Depois de comprar briga com o governo dos Estados Unidos, o casal volta ao embate – desta vez contra o impeachment de Dilma Rousseff e a cobertura feita pela grande imprensa brasileira. Para Greenwald, a mídia do País se comporta de maneira única no mundo. “Já fiz matéria em 20 países e nunca vi nada parecido: a unanimidade da grande imprensa no Brasil, o ativismo intenso para derrubar a presidenta. A grande mídia se dedica a divulgar propagandas em nome dos interesses dos donos dos veículos. Aqui, o partido de oposição é a grande mídia. Por isso decidi escrever sobre o Brasil e traduzir as matérias para o português. Percebi que existia essa demanda.”
Miranda descreve períodos assim como “movidos a café”, nos quais não há tempo para titubear. Recentemente escreveu um artigo para o The Guardian, no qual acusa a Rede Globo de fazer uma cobertura tendenciosa para apoiar o impeachment. João Roberto Marinho, vice-presidente do Grupo Globo, contestou a matéria e teve sua resposta publicada na área de comentários do site do jornal inglês: “Eu e Glenn vestimos uma armadura e enfrentamos qualquer briga. Sem medo. Outro dia os Marinho vieram me atacar. Eu ataco de volta porque não tenho respeito por quem não respeita a democracia e o trabalho que foi feito neste País nos últimos 15 anos. Eu vim da favela e senti essas mudanças na pele.”
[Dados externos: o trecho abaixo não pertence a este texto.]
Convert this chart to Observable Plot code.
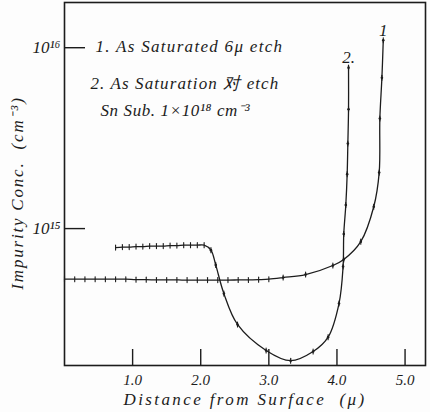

A mais recente empreitada do casal está prestes a começar: o processo de adoção de uma criança brasileira. Ainda estão na primeira etapa, na qual precisam ser aprovados após quatro reuniões com o Conselho Tutelar. Já não há planos de retornar aos Estados Unidos, diz Greenwald. Até por isso a preocupação do jornalista com relação aos desdobramentos políticos do Brasil. “Eu morei em Nova York por 15 anos, com um estilo de vida muito intenso e desgastante. Os cariocas me ensinaram uma nova forma, que é muito mais sobre aproveitar o momento. As pessoas e a cultura daqui me tocaram.” É algo intangível, diz ele. Encontrou o seu lugar.